The circle Chas equation \[ x^{2}+y^{2}-10 x+6 y+30=0 \] Find the radius of \( C \)

To find the radius of the circle given by the equation \( x^{2}+y^{2}-10 x+6 y+30=0 \), we first need to rewrite it in the standard form of a circle's equation, which is \( (x-h)^{2} + (y-k)^{2} = r^{2} \).
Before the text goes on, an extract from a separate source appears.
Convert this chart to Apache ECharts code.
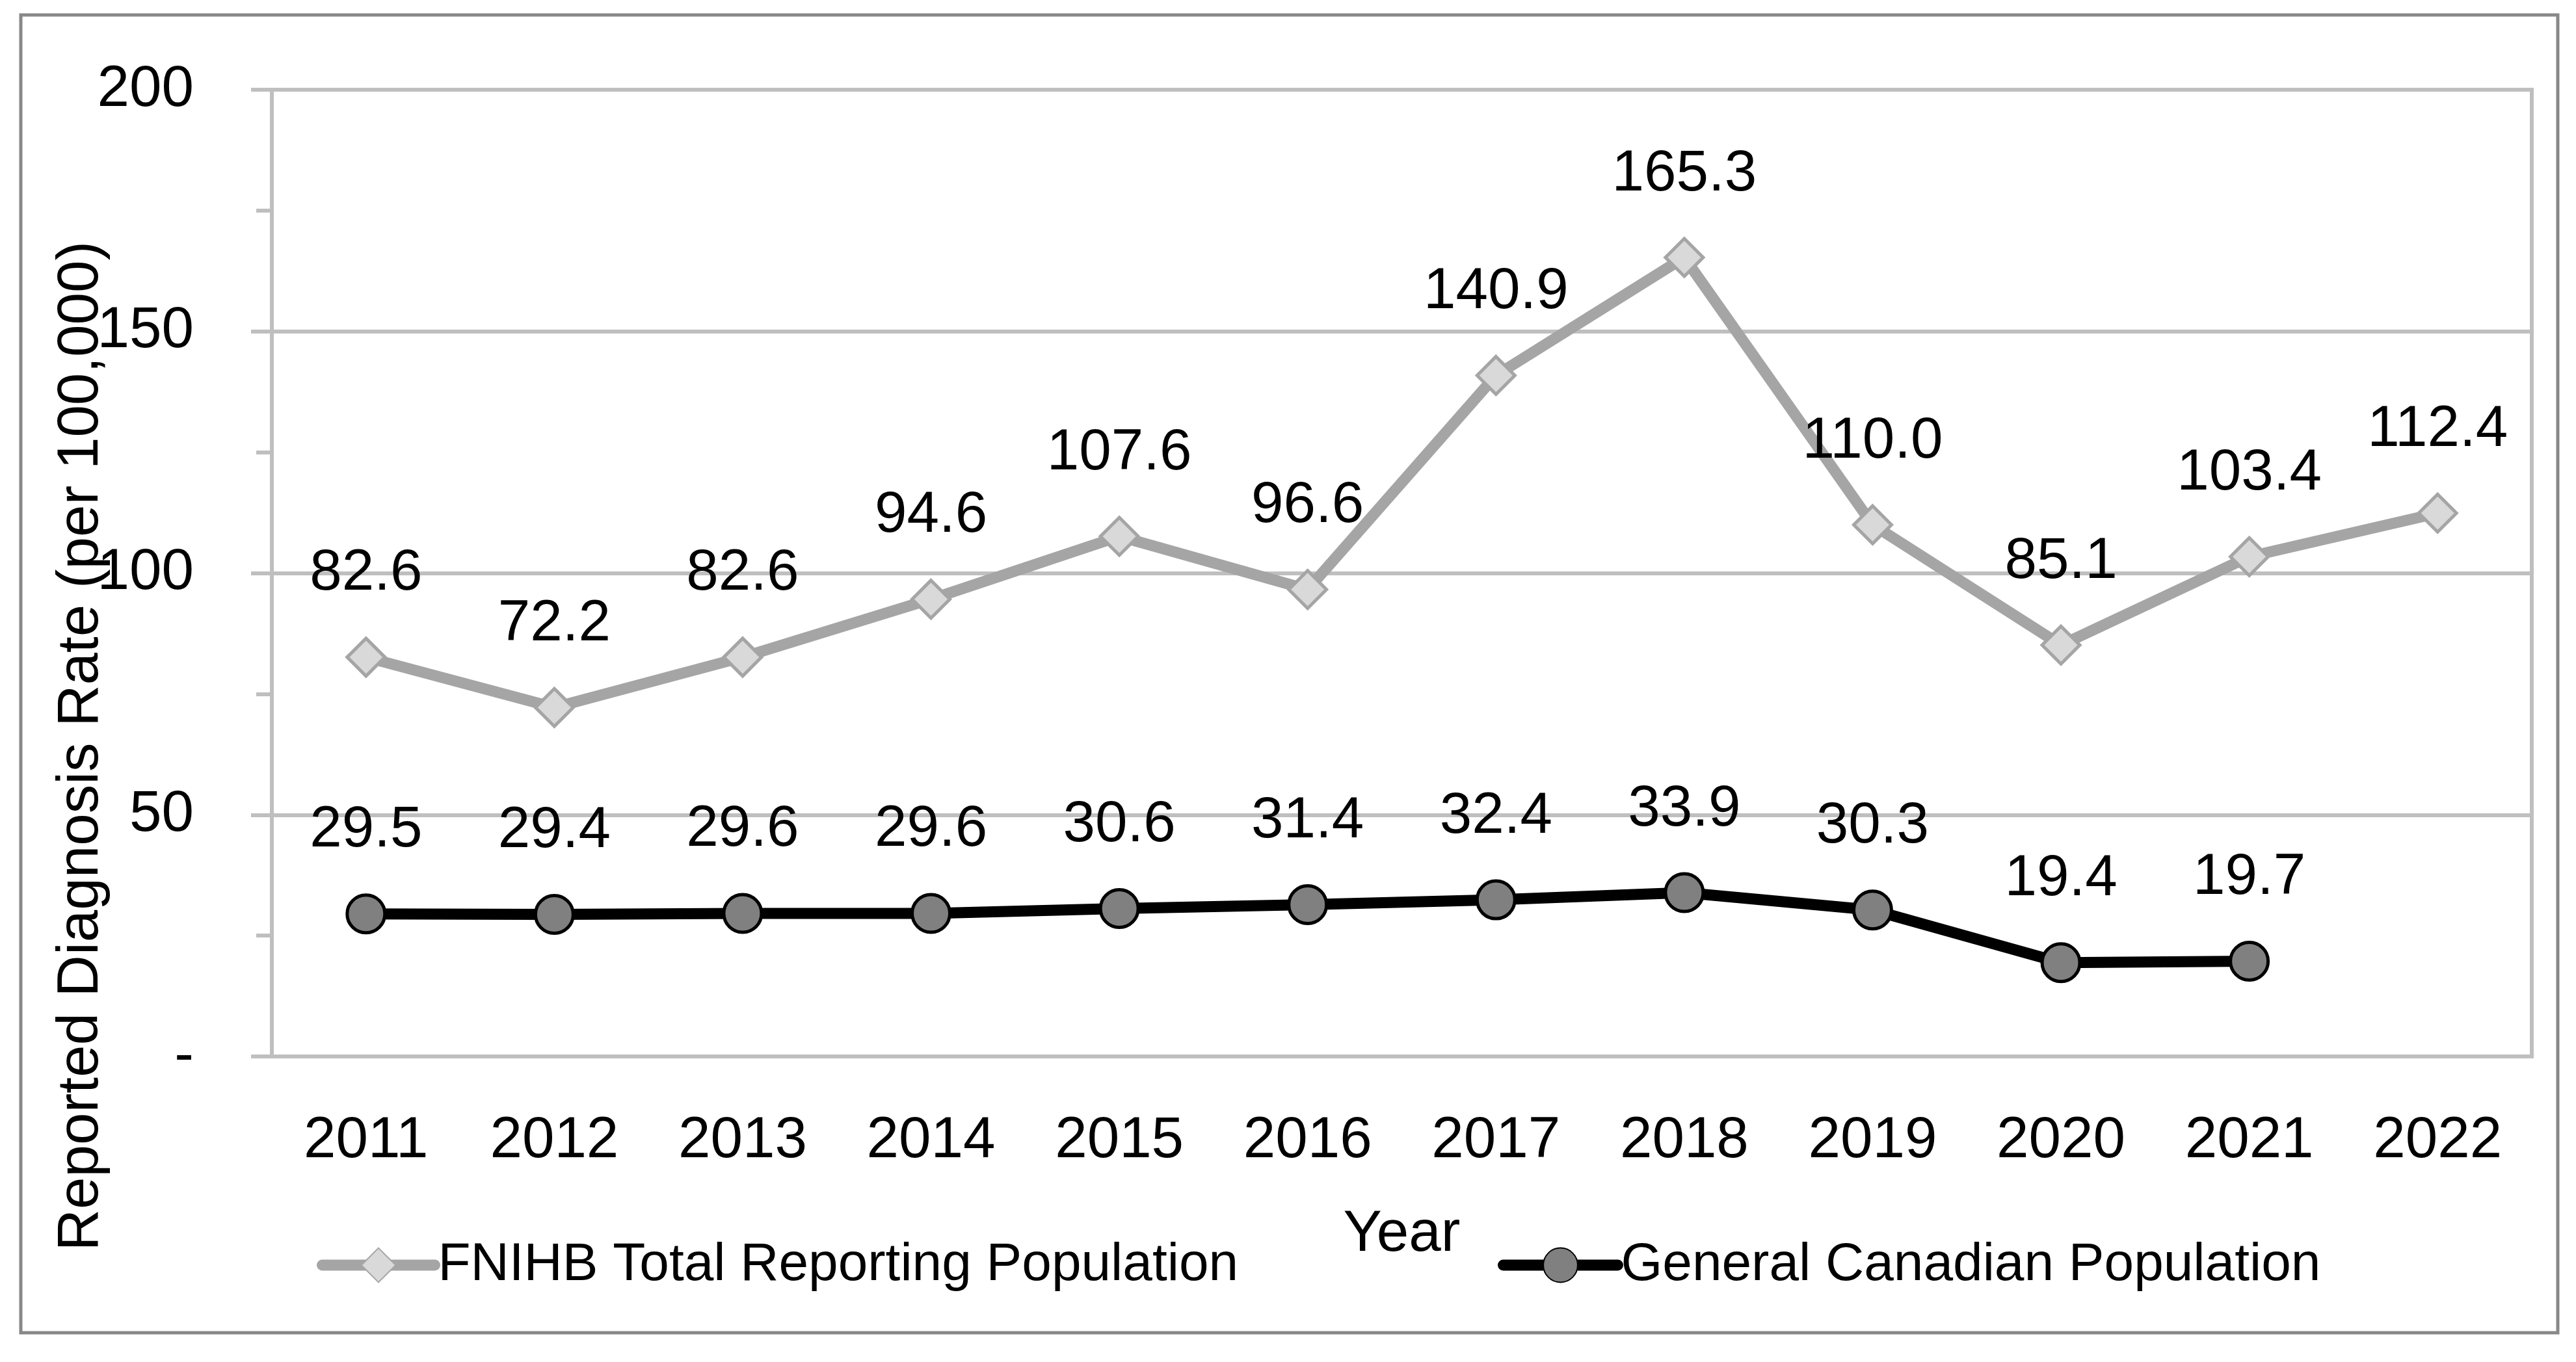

Starting with the equation: \[ x^{2}-10x + y^{2}+6y + 30 = 0 \] We will complete the square for the \( x \) and \( y \) terms. 1. For the \( x \) terms: \[ x^{2} - 10x = (x - 5)^{2} - 25 \] 2. For the \( y \) terms: \[ y^{2} + 6y = (y + 3)^{2} - 9 \] Now, substituting these into the equation gives: \[ (x-5)^{2} - 25 + (y+3)^{2} - 9 + 30 = 0 \] Simplifying this: \[ (x-5)^{2} + (y+3)^{2} - 4 = 0 \] \[ (x-5)^{2} + (y+3)^{2} = 4 \] From here, we can see that the center of the circle is at \( (5, -3) \) and the radius \( r \) is \( \sqrt{4} = 2 \). So, the radius of circle \( C \) is \( 2 \).